Introduction: The Kulturhistorisches Museum Magdeburg and the Deutsches Historisches Museum in Berlin are preparing the joint exhibition project “Holy Roman Empire of the German Nation 962-1806” for the year 2006. The fact that 2006 is the two hundredth anniversary of the end of the empire provides an excellent occasion for the exhibition. Thus from August 28 to December 10, 2006, the entire history of the empire–from its beginnings under Otto the Great in the year 962 until Emperor Franz II gave up the imperial throne in 1806–will be presented simultaneously at the two exhibition centres in Magdeburg and Berlin. Magdeburg will concentrate on the Middle Ages, Berlin on the modern era. Two hundred years after the demise of the empire, the exhibition will look back at a multi-facetted political structure that grew up in the centre of Europe and existed over the course of many centuries.
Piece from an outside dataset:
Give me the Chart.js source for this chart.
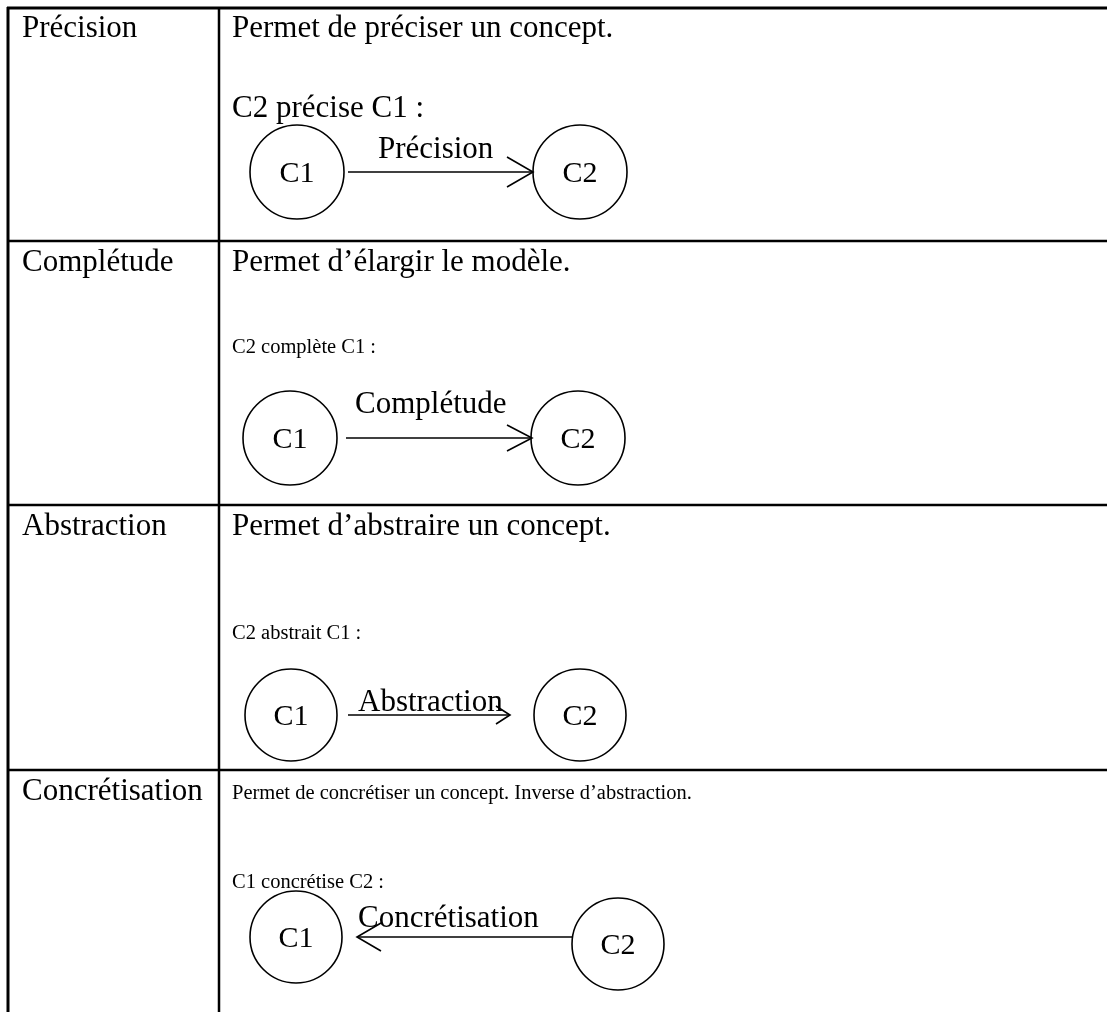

Yet it is not only a recollection of the end of the empire that makes 2006 an excellent occasion to put on an exhibition about the Holy Roman Empire of the German Nation. The date also proves to be opportune for another reason: the first decade of a new millennium is an appropriate time to review the history of the past thousand years. After such a turning point, many patterns of interpretation in politics, science, and society are subject to re-evaluation from a modern European perspective. This is especially true as a clear view of the Holy Roman Empire of the German Nation was obscured for a long time. The nationalist and national-patriotic attitudes of the 19th and 20th centuries stylized the Holy Roman Empire of the German Nation as the alleged precursor of a “Second” and a “Third Reich,” and medieval and early modern history was ideologically instrumentalized by the National-Socialists to such a degree that the word “Reich” brought to mind only the years from 1933-45, making it almost impossible to deal with the Old Empire in an unbiased way.